Federal prosecutors closed the investigation a second time in December 2021, claiming to find “no new evidence” suggesting that either Ms Donham or any other living person was involved in Till’s abduction and murder.

“Even if such evidence could be developed, no federal hate crime laws existed in 1955, and the statute of limitations has run on the only civil rights statutes that were in effect at that time,” the agency said in a statement.

“As such, even if a living suspect could now be identified, a federal prosecution for Till’s abduction and murder would not be possible,” according to investigators.

Carolyn Bryant is pictured in a 1955 photograph. (AP)
Carolyn Bryant is pictured in a 1955 photograph. (AP)

In March, the office of Mississippi Attorney General Lynn Fitch also said investigators were unlikely to open another case.

“This is a tragic and horrible crime, but the FBI, which has far greater resources than our office, has investigated this matter twice and determined that there is nothing more to prosecute,” chief of staff Michelle Williams said in a statement.

But the discovery of the warrant for Ms Donham’s arrest – which the Leflore County sheriff did not issue at the time because he did not want to “bother” her – amounted to new evidence, according to the Emmett Till Legacy Foundation.

Ms Donham, who was most recently living in North Carolina, has not publicly commented on recent calls for her prosecution. Her actions and the unserved warrant “proves her culpability,” according to the Emmett Till Legacy Foundation.

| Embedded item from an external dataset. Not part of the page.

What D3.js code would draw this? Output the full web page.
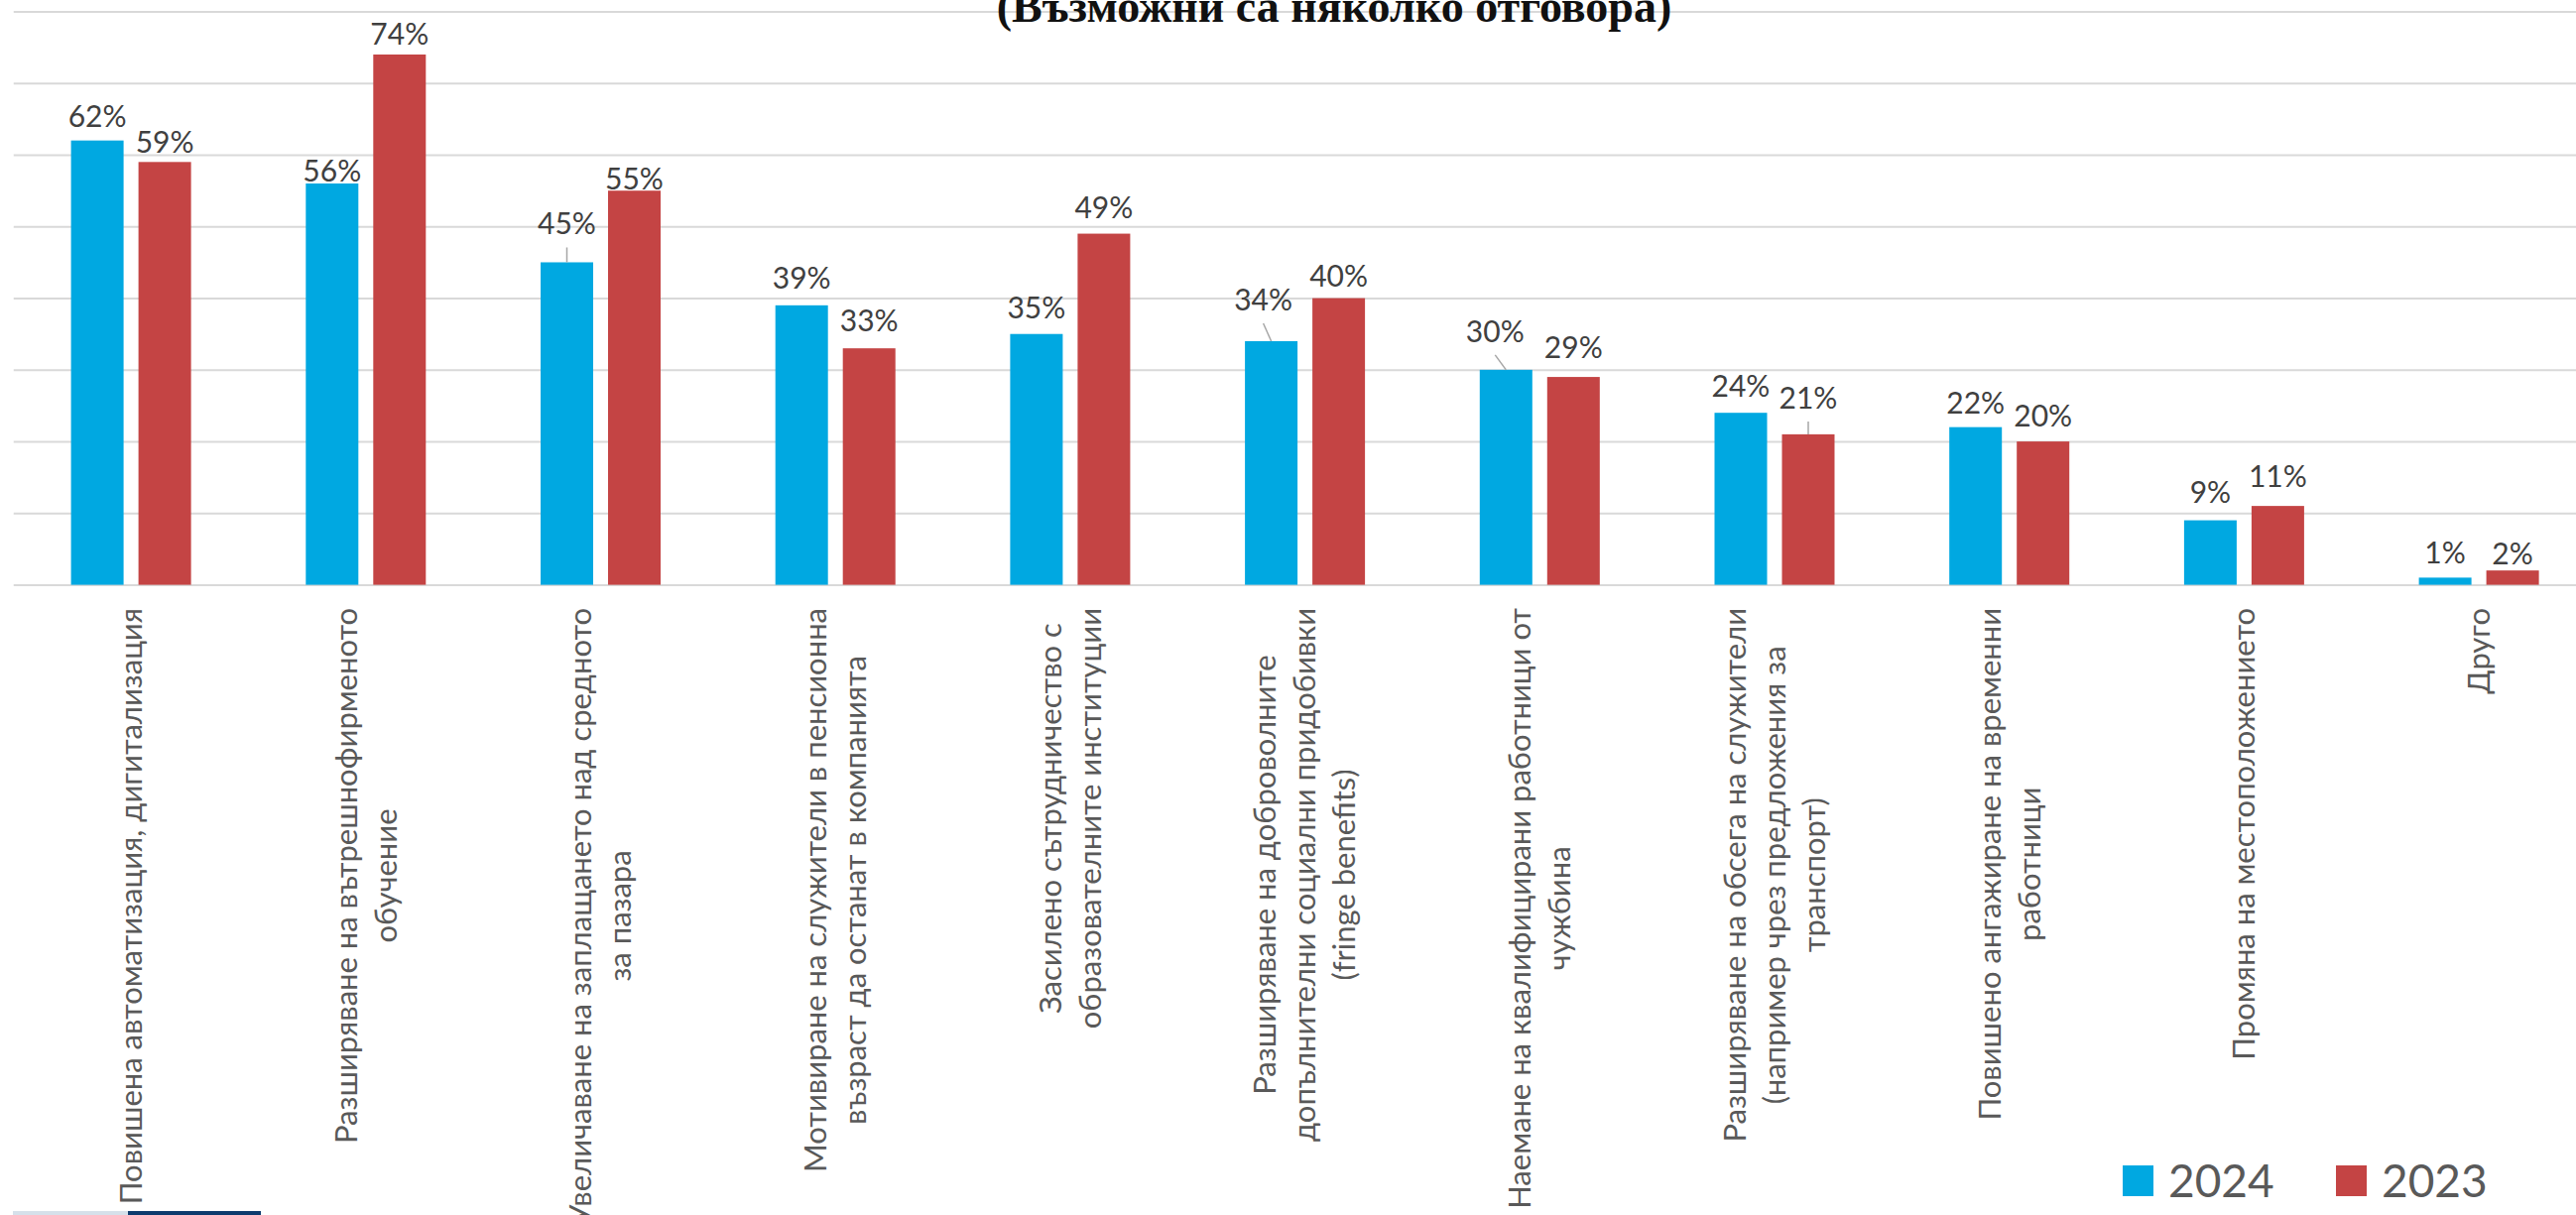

Till’s death “will not be in vain,” the group announced on social media following the grand jury announcement on 9 August. “We will keep our promise to [Mamie Till-Mobley].”

More than a century after such legislation was first introduced, President Joe Biden signed the Emmett Till Anti-Lynching Act into law, making lynching a federal hate crime.

The law designates lynching as a crime punishable by up to 30 years in prison. It passed the House of Representatives on 7 March by a vote of 433-7 and cleared the US Senate by unanimous consent.